MATERIAL |

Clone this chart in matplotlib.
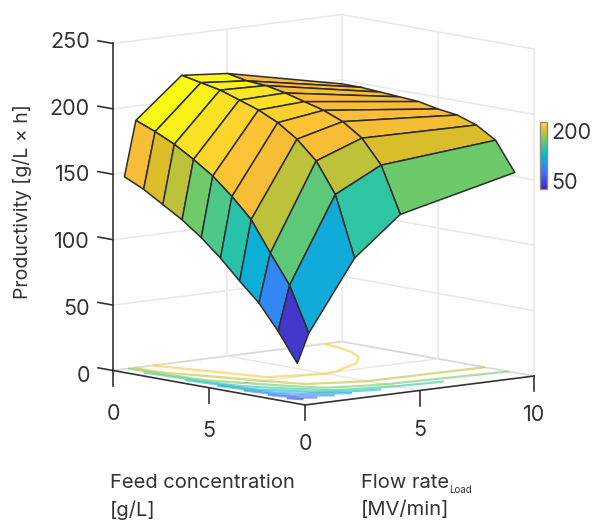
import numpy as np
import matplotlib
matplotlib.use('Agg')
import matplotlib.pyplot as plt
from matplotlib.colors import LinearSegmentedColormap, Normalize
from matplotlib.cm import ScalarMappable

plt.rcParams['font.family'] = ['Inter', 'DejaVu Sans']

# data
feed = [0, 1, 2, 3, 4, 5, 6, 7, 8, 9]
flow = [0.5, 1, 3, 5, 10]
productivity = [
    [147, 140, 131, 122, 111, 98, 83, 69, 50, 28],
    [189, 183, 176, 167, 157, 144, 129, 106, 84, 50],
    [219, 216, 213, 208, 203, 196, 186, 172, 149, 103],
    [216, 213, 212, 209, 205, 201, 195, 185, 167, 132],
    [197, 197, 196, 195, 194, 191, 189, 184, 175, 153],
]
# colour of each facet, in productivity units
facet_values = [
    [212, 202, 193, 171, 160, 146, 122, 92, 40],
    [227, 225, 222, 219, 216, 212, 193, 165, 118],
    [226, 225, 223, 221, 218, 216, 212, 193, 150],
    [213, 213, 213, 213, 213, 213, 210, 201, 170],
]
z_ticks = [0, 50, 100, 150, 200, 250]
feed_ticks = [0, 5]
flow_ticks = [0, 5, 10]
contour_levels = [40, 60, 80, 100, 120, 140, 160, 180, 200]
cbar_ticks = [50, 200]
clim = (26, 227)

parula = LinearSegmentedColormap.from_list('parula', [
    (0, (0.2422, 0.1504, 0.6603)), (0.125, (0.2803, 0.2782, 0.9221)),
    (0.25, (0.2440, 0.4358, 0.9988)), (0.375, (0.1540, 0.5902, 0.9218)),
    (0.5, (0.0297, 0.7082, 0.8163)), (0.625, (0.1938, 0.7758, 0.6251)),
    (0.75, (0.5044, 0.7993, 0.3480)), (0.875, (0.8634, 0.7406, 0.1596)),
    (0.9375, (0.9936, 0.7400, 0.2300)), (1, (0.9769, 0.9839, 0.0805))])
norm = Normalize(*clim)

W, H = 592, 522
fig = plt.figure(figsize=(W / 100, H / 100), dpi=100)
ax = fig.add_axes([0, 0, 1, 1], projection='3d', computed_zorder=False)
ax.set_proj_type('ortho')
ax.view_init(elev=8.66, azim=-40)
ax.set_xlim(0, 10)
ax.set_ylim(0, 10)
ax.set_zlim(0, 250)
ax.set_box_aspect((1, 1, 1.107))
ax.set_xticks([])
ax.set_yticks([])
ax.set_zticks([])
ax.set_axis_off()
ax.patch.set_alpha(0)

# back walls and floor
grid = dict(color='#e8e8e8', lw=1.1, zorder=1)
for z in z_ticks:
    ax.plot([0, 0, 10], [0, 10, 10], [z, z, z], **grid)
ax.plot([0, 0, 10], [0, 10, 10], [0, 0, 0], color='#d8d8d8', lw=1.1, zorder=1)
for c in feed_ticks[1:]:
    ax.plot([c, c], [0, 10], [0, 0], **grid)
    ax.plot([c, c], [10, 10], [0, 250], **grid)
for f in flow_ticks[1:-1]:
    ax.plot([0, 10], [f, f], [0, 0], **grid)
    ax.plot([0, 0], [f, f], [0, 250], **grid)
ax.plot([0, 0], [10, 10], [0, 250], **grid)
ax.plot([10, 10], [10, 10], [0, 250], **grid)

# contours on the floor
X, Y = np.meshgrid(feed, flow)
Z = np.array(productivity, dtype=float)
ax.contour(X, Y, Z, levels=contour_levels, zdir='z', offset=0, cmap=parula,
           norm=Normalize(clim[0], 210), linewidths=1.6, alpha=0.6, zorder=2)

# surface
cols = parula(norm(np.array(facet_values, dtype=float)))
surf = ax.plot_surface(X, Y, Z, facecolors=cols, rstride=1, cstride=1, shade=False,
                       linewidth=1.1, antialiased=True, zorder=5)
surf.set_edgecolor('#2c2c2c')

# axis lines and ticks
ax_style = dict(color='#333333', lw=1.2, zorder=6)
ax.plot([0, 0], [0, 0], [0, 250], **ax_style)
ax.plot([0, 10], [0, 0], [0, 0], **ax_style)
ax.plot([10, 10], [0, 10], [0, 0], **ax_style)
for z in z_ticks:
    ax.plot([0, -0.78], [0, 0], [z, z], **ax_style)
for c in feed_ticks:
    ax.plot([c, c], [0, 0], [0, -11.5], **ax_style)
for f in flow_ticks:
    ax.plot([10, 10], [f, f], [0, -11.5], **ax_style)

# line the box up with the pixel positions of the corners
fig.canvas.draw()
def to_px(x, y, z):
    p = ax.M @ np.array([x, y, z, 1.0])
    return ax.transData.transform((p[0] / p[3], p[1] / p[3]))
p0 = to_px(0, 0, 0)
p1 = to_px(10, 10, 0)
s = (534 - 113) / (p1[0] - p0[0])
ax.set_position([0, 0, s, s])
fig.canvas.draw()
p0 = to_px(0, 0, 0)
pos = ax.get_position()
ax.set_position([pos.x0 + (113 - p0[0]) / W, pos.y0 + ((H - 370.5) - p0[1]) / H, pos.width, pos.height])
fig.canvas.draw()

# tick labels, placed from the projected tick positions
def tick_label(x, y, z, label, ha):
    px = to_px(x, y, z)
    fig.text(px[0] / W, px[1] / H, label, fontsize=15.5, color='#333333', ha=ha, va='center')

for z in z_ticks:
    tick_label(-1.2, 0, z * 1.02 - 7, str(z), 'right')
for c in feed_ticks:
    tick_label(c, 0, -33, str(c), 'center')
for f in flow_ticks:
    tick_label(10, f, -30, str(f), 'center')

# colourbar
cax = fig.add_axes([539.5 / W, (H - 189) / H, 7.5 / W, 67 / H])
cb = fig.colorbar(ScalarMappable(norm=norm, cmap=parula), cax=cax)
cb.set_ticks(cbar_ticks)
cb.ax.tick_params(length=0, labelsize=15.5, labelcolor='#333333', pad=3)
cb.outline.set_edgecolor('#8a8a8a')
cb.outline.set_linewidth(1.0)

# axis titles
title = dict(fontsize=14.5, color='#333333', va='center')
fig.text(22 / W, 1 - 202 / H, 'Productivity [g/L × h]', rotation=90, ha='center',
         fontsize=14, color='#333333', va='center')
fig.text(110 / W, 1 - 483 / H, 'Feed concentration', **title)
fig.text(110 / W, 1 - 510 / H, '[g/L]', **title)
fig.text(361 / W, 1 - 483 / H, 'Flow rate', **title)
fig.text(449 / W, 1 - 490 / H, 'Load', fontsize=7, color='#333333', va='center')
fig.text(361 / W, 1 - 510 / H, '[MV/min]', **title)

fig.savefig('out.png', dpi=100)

SHORT TASK | Write out the whole listing exactly, and drop the pictures.

CORRECT RESPONSE |
Clone this chart in matplotlib.
import numpy as np
import matplotlib
matplotlib.use('Agg')
import matplotlib.pyplot as plt
from matplotlib.colors import LinearSegmentedColormap, Normalize
from matplotlib.cm import ScalarMappable

plt.rcParams['font.family'] = ['Inter', 'DejaVu Sans']

# data
feed = [0, 1, 2, 3, 4, 5, 6, 7, 8, 9]
flow = [0.5, 1, 3, 5, 10]
productivity = [
    [147, 140, 131, 122, 111, 98, 83, 69, 50, 28],
    [189, 183, 176, 167, 157, 144, 129, 106, 84, 50],
    [219, 216, 213, 208, 203, 196, 186, 172, 149, 103],
    [216, 213, 212, 209, 205, 201, 195, 185, 167, 132],
    [197, 197, 196, 195, 194, 191, 189, 184, 175, 153],
]
# colour of each facet, in productivity units
facet_values = [
    [212, 202, 193, 171, 160, 146, 122, 92, 40],
    [227, 225, 222, 219, 216, 212, 193, 165, 118],
    [226, 225, 223, 221, 218, 216, 212, 193, 150],
    [213, 213, 213, 213, 213, 213, 210, 201, 170],
]
z_ticks = [0, 50, 100, 150, 200, 250]
feed_ticks = [0, 5]
flow_ticks = [0, 5, 10]
contour_levels = [40, 60, 80, 100, 120, 140, 160, 180, 200]
cbar_ticks = [50, 200]
clim = (26, 227)

parula = LinearSegmentedColormap.from_list('parula', [
    (0, (0.2422, 0.1504, 0.6603)), (0.125, (0.2803, 0.2782, 0.9221)),
    (0.25, (0.2440, 0.4358, 0.9988)), (0.375, (0.1540, 0.5902, 0.9218)),
    (0.5, (0.0297, 0.7082, 0.8163)), (0.625, (0.1938, 0.7758, 0.6251)),
    (0.75, (0.5044, 0.7993, 0.3480)), (0.875, (0.8634, 0.7406, 0.1596)),
    (0.9375, (0.9936, 0.7400, 0.2300)), (1, (0.9769, 0.9839, 0.0805))])
norm = Normalize(*clim)

W, H = 592, 522
fig = plt.figure(figsize=(W / 100, H / 100), dpi=100)
ax = fig.add_axes([0, 0, 1, 1], projection='3d', computed_zorder=False)
ax.set_proj_type('ortho')
ax.view_init(elev=8.66, azim=-40)
ax.set_xlim(0, 10)
ax.set_ylim(0, 10)
ax.set_zlim(0, 250)
ax.set_box_aspect((1, 1, 1.107))
ax.set_xticks([])
ax.set_yticks([])
ax.set_zticks([])
ax.set_axis_off()
ax.patch.set_alpha(0)

# back walls and floor
grid = dict(color='#e8e8e8', lw=1.1, zorder=1)
for z in z_ticks:
    ax.plot([0, 0, 10], [0, 10, 10], [z, z, z], **grid)
ax.plot([0, 0, 10], [0, 10, 10], [0, 0, 0], color='#d8d8d8', lw=1.1, zorder=1)
for c in feed_ticks[1:]:
    ax.plot([c, c], [0, 10], [0, 0], **grid)
    ax.plot([c, c], [10, 10], [0, 250], **grid)
for f in flow_ticks[1:-1]:
    ax.plot([0, 10], [f, f], [0, 0], **grid)
    ax.plot([0, 0], [f, f], [0, 250], **grid)
ax.plot([0, 0], [10, 10], [0, 250], **grid)
ax.plot([10, 10], [10, 10], [0, 250], **grid)

# contours on the floor
X, Y = np.meshgrid(feed, flow)
Z = np.array(productivity, dtype=float)
ax.contour(X, Y, Z, levels=contour_levels, zdir='z', offset=0, cmap=parula,
           norm=Normalize(clim[0], 210), linewidths=1.6, alpha=0.6, zorder=2)

# surface
cols = parula(norm(np.array(facet_values, dtype=float)))
surf = ax.plot_surface(X, Y, Z, facecolors=cols, rstride=1, cstride=1, shade=False,
                       linewidth=1.1, antialiased=True, zorder=5)
surf.set_edgecolor('#2c2c2c')

# axis lines and ticks
ax_style = dict(color='#333333', lw=1.2, zorder=6)
ax.plot([0, 0], [0, 0], [0, 250], **ax_style)
ax.plot([0, 10], [0, 0], [0, 0], **ax_style)
ax.plot([10, 10], [0, 10], [0, 0], **ax_style)
for z in z_ticks:
    ax.plot([0, -0.78], [0, 0], [z, z], **ax_style)
for c in feed_ticks:
    ax.plot([c, c], [0, 0], [0, -11.5], **ax_style)
for f in flow_ticks:
    ax.plot([10, 10], [f, f], [0, -11.5], **ax_style)

# line the box up with the pixel positions of the corners
fig.canvas.draw()
def to_px(x, y, z):
    p = ax.M @ np.array([x, y, z, 1.0])
    return ax.transData.transform((p[0] / p[3], p[1] / p[3]))
p0 = to_px(0, 0, 0)
p1 = to_px(10, 10, 0)
s = (534 - 113) / (p1[0] - p0[0])
ax.set_position([0, 0, s, s])
fig.canvas.draw()
p0 = to_px(0, 0, 0)
pos = ax.get_position()
ax.set_position([pos.x0 + (113 - p0[0]) / W, pos.y0 + ((H - 370.5) - p0[1]) / H, pos.width, pos.height])
fig.canvas.draw()

# tick labels, placed from the projected tick positions
def tick_label(x, y, z, label, ha):
    px = to_px(x, y, z)
    fig.text(px[0] / W, px[1] / H, label, fontsize=15.5, color='#333333', ha=ha, va='center')

for z in z_ticks:
    tick_label(-1.2, 0, z * 1.02 - 7, str(z), 'right')
for c in feed_ticks:
    tick_label(c, 0, -33, str(c), 'center')
for f in flow_ticks:
    tick_label(10, f, -30, str(f), 'center')

# colourbar
cax = fig.add_axes([539.5 / W, (H - 189) / H, 7.5 / W, 67 / H])
cb = fig.colorbar(ScalarMappable(norm=norm, cmap=parula), cax=cax)
cb.set_ticks(cbar_ticks)
cb.ax.tick_params(length=0, labelsize=15.5, labelcolor='#333333', pad=3)
cb.outline.set_edgecolor('#8a8a8a')
cb.outline.set_linewidth(1.0)

# axis titles
title = dict(fontsize=14.5, color='#333333', va='center')
fig.text(22 / W, 1 - 202 / H, 'Productivity [g/L × h]', rotation=90, ha='center',
         fontsize=14, color='#333333', va='center')
fig.text(110 / W, 1 - 483 / H, 'Feed concentration', **title)
fig.text(110 / W, 1 - 510 / H, '[g/L]', **title)
fig.text(361 / W, 1 - 483 / H, 'Flow rate', **title)
fig.text(449 / W, 1 - 490 / H, 'Load', fontsize=7, color='#333333', va='center')
fig.text(361 / W, 1 - 510 / H, '[MV/min]', **title)

fig.savefig('out.png', dpi=100)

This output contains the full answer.